_What is being asked:_
Tally up the lines below that include the word "this". Answer with the number alone.

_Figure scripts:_
=====

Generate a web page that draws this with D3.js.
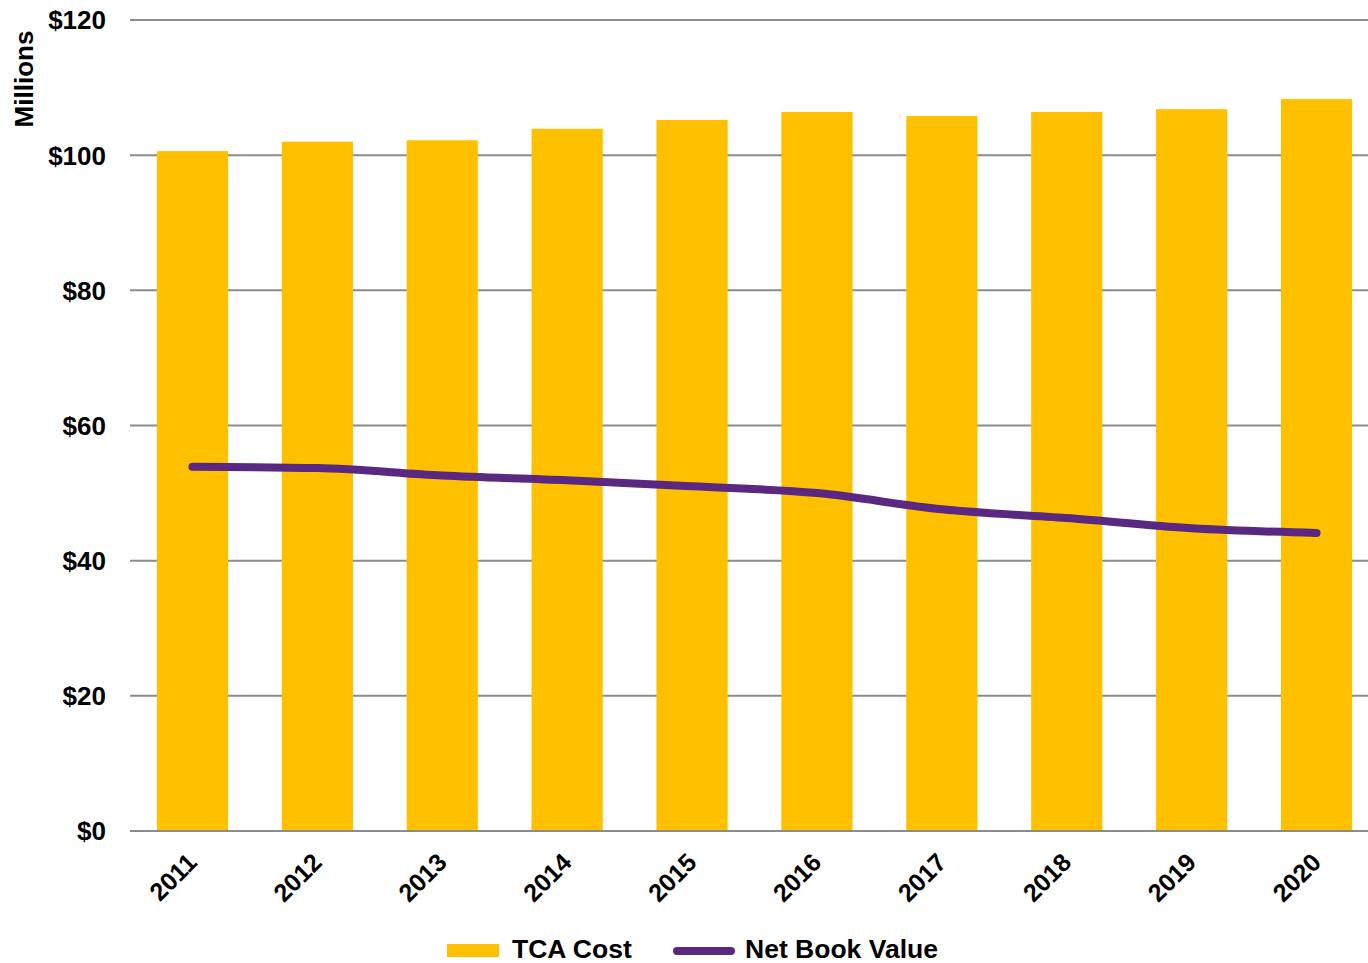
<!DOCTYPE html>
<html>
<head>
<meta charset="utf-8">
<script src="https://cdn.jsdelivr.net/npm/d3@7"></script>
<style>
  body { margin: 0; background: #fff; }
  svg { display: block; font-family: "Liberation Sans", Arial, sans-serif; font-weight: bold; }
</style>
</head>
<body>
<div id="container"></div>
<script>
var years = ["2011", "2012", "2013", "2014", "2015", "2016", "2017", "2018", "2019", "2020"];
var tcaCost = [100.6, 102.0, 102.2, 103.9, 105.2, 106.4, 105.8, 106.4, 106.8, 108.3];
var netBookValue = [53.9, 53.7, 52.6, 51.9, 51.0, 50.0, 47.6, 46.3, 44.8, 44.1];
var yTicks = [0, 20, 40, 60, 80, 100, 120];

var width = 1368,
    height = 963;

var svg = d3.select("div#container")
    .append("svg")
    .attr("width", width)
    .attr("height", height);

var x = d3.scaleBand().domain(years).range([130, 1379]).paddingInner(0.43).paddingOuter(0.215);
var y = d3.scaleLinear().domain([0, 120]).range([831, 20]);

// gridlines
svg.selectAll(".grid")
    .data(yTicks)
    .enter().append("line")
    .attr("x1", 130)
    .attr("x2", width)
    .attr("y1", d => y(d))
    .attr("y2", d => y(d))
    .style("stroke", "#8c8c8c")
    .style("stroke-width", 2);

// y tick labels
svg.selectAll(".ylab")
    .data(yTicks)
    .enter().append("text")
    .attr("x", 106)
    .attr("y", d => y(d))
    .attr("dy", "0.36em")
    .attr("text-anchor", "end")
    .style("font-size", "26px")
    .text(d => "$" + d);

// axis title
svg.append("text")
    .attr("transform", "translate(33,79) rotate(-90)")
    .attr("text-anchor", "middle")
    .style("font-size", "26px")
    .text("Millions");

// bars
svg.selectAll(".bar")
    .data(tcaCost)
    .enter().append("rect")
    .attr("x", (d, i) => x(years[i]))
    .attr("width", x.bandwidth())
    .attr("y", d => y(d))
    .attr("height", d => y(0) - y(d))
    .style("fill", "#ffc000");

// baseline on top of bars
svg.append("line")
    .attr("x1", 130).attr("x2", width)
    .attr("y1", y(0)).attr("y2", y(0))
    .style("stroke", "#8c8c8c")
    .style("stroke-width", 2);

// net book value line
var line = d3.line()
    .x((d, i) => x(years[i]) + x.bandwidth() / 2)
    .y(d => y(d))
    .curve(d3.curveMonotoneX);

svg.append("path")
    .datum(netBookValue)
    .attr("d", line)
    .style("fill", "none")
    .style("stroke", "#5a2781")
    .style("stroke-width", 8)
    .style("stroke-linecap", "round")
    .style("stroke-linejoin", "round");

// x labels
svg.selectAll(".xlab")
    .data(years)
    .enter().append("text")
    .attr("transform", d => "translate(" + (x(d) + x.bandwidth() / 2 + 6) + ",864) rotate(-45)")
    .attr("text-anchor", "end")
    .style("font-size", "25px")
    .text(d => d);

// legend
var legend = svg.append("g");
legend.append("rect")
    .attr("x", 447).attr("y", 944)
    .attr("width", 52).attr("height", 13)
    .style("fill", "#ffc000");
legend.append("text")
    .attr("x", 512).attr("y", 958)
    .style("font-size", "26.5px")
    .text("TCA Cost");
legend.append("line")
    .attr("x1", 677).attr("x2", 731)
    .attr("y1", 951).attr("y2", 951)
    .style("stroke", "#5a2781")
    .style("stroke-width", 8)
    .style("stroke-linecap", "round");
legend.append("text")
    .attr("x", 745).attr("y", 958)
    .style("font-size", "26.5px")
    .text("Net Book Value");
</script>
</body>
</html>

=====

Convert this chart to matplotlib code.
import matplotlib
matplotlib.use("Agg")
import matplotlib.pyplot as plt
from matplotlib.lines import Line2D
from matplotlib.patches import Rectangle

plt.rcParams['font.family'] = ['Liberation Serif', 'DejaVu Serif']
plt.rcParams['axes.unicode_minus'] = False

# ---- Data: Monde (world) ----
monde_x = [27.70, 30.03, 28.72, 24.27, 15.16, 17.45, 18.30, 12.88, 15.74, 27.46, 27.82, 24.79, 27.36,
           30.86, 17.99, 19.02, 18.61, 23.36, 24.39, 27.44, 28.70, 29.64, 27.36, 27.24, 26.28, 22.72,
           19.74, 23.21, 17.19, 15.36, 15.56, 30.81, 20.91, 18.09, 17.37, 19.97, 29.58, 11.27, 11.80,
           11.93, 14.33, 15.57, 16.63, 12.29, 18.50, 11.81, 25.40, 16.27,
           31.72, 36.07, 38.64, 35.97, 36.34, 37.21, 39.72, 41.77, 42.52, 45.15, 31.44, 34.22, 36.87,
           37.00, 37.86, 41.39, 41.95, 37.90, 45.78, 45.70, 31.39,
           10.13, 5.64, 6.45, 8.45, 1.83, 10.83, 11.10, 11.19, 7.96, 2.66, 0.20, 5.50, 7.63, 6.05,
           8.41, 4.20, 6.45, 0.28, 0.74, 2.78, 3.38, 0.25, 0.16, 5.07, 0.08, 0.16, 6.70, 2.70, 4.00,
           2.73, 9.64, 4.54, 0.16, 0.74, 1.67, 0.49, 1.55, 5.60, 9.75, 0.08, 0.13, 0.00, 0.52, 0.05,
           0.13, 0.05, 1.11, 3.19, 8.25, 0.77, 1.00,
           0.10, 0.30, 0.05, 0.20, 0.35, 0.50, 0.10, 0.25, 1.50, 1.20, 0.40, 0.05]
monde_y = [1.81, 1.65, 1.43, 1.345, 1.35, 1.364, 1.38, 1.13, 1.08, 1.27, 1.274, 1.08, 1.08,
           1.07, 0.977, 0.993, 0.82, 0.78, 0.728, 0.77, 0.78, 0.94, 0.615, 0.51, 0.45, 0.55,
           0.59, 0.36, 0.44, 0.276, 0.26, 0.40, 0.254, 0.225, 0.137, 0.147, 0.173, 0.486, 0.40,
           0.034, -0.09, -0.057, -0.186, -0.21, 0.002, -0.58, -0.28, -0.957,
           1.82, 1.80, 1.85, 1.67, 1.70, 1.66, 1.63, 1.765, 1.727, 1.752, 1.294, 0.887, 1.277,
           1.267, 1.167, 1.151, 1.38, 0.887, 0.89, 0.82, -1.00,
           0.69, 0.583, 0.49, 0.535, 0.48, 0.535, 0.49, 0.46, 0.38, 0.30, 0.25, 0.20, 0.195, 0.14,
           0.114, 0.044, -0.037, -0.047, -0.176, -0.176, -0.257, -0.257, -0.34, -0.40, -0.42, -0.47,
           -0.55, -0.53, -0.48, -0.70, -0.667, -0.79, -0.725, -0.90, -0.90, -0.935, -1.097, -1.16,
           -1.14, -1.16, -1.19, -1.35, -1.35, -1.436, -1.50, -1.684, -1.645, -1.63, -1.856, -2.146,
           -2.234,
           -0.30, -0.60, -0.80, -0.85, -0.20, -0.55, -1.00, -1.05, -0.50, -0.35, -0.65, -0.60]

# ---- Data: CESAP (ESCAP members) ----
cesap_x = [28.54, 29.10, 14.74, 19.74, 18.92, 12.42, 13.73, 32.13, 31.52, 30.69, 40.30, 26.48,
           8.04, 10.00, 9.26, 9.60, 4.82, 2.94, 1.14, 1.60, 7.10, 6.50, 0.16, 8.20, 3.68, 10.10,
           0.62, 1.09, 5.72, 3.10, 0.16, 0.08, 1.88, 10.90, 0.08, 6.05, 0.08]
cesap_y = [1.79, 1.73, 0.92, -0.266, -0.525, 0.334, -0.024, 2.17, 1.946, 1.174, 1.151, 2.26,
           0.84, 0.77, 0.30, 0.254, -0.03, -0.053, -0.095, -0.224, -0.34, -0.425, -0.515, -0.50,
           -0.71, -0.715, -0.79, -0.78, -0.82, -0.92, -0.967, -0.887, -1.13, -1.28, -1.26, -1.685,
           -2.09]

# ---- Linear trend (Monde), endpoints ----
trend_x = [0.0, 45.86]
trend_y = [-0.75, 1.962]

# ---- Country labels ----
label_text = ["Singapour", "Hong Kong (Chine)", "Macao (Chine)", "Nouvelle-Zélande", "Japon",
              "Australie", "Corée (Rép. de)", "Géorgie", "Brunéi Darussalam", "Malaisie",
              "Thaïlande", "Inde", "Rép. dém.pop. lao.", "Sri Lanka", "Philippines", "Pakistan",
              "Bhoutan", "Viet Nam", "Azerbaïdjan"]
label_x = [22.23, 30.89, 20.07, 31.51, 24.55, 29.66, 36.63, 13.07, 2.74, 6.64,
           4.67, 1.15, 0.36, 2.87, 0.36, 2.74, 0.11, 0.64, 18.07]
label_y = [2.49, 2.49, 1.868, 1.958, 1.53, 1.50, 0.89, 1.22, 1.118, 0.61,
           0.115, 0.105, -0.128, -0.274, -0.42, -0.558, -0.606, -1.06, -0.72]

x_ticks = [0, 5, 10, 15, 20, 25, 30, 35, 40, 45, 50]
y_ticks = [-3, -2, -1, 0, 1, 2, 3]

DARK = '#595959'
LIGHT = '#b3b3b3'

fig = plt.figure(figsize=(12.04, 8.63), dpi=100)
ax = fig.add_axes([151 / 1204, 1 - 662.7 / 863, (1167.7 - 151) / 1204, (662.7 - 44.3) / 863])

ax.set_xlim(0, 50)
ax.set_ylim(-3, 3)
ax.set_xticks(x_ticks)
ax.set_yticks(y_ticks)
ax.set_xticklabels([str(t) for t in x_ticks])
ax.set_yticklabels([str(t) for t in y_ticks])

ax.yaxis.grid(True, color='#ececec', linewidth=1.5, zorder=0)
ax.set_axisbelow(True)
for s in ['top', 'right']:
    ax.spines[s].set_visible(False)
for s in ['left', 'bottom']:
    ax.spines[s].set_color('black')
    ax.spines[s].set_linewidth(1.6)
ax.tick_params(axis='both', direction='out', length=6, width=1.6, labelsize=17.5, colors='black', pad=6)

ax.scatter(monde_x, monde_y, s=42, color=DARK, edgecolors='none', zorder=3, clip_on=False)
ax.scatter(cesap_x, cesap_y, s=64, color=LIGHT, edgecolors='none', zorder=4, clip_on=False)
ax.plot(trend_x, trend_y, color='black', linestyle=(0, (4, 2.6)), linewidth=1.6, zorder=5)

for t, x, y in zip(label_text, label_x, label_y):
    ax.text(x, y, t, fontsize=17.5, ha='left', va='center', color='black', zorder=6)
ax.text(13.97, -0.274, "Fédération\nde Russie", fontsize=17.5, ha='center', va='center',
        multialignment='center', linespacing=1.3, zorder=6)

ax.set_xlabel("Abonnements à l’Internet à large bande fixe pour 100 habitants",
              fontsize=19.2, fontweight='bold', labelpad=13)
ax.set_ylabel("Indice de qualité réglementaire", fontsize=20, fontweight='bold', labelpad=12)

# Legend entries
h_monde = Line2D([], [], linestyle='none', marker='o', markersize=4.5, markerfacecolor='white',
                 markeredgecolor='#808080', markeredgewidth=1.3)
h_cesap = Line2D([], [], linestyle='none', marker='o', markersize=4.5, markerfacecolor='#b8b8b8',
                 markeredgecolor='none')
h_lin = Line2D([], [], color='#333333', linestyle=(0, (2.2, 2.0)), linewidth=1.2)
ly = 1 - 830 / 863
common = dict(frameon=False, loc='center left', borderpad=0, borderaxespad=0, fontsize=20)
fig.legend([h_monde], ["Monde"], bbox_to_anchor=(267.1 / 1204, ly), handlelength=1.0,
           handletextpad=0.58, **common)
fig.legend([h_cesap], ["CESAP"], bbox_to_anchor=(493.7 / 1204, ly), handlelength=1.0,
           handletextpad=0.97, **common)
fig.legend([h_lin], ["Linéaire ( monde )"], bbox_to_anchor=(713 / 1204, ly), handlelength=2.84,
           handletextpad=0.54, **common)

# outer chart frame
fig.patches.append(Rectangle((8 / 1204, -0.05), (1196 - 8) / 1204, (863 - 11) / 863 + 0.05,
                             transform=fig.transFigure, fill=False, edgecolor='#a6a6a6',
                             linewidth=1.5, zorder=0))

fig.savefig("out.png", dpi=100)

=====

_Task solution:_
2